What the task requires
Write out the material exactly, with the pictures left out.

Information shown
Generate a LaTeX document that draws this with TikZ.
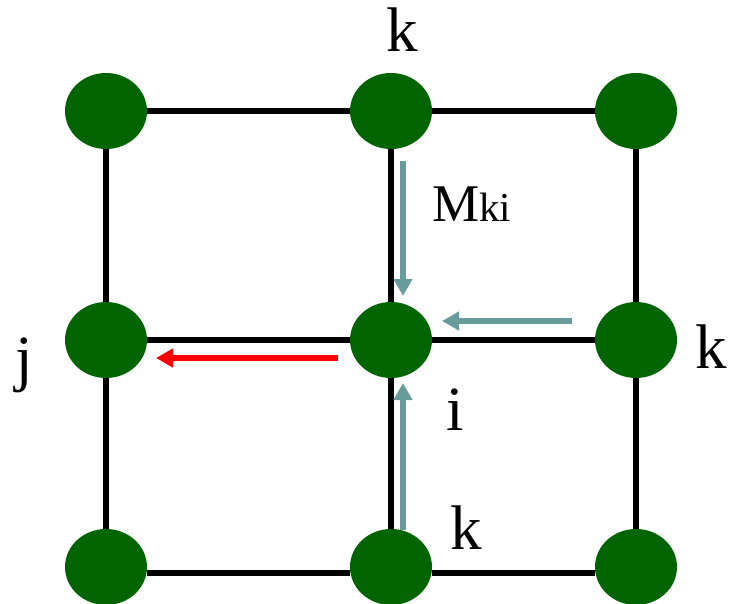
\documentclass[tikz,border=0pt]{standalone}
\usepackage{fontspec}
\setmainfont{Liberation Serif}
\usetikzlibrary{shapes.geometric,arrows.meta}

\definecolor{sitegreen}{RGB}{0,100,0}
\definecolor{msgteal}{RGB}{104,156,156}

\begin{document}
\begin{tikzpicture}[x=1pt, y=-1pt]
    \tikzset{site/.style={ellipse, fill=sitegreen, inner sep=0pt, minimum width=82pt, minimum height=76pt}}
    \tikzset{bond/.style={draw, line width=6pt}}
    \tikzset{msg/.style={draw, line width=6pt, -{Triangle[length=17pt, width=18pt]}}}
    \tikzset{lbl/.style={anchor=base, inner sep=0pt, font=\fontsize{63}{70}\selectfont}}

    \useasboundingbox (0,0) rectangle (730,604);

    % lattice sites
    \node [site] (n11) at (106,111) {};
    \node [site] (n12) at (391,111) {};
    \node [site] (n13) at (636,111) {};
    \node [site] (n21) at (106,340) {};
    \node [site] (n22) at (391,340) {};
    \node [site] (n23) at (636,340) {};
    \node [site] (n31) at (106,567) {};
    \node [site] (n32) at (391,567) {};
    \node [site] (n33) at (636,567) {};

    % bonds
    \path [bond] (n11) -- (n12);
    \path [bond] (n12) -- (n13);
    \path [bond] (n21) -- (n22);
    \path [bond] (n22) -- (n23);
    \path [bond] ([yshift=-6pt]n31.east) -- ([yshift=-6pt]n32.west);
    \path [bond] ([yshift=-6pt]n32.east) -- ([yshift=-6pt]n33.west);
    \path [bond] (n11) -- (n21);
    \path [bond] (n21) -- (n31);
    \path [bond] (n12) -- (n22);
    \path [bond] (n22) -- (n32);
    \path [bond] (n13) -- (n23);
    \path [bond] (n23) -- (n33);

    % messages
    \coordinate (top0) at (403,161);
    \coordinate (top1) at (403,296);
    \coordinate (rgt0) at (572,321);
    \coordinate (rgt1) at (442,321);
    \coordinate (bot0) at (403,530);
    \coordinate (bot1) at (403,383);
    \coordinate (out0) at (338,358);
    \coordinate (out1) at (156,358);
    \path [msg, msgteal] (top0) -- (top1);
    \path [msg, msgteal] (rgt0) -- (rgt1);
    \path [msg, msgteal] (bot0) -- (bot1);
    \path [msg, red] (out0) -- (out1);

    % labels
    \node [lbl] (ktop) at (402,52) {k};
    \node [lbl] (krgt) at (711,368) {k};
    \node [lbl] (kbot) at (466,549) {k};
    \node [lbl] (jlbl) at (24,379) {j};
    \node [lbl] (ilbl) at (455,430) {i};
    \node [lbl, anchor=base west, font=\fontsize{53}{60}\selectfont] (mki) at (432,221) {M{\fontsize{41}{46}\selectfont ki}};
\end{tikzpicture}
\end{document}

Solved problem
Generate a LaTeX document that draws this with TikZ.
\documentclass[tikz,border=0pt]{standalone}
\usepackage{fontspec}
\setmainfont{Liberation Serif}
\usetikzlibrary{shapes.geometric,arrows.meta}

\definecolor{sitegreen}{RGB}{0,100,0}
\definecolor{msgteal}{RGB}{104,156,156}

\begin{document}
\begin{tikzpicture}[x=1pt, y=-1pt]
    \tikzset{site/.style={ellipse, fill=sitegreen, inner sep=0pt, minimum width=82pt, minimum height=76pt}}
    \tikzset{bond/.style={draw, line width=6pt}}
    \tikzset{msg/.style={draw, line width=6pt, -{Triangle[length=17pt, width=18pt]}}}
    \tikzset{lbl/.style={anchor=base, inner sep=0pt, font=\fontsize{63}{70}\selectfont}}

    \useasboundingbox (0,0) rectangle (730,604);

    % lattice sites
    \node [site] (n11) at (106,111) {};
    \node [site] (n12) at (391,111) {};
    \node [site] (n13) at (636,111) {};
    \node [site] (n21) at (106,340) {};
    \node [site] (n22) at (391,340) {};
    \node [site] (n23) at (636,340) {};
    \node [site] (n31) at (106,567) {};
    \node [site] (n32) at (391,567) {};
    \node [site] (n33) at (636,567) {};

    % bonds
    \path [bond] (n11) -- (n12);
    \path [bond] (n12) -- (n13);
    \path [bond] (n21) -- (n22);
    \path [bond] (n22) -- (n23);
    \path [bond] ([yshift=-6pt]n31.east) -- ([yshift=-6pt]n32.west);
    \path [bond] ([yshift=-6pt]n32.east) -- ([yshift=-6pt]n33.west);
    \path [bond] (n11) -- (n21);
    \path [bond] (n21) -- (n31);
    \path [bond] (n12) -- (n22);
    \path [bond] (n22) -- (n32);
    \path [bond] (n13) -- (n23);
    \path [bond] (n23) -- (n33);

    % messages
    \coordinate (top0) at (403,161);
    \coordinate (top1) at (403,296);
    \coordinate (rgt0) at (572,321);
    \coordinate (rgt1) at (442,321);
    \coordinate (bot0) at (403,530);
    \coordinate (bot1) at (403,383);
    \coordinate (out0) at (338,358);
    \coordinate (out1) at (156,358);
    \path [msg, msgteal] (top0) -- (top1);
    \path [msg, msgteal] (rgt0) -- (rgt1);
    \path [msg, msgteal] (bot0) -- (bot1);
    \path [msg, red] (out0) -- (out1);

    % labels
    \node [lbl] (ktop) at (402,52) {k};
    \node [lbl] (krgt) at (711,368) {k};
    \node [lbl] (kbot) at (466,549) {k};
    \node [lbl] (jlbl) at (24,379) {j};
    \node [lbl] (ilbl) at (455,430) {i};
    \node [lbl, anchor=base west, font=\fontsize{53}{60}\selectfont] (mki) at (432,221) {M{\fontsize{41}{46}\selectfont ki}};
\end{tikzpicture}
\end{document}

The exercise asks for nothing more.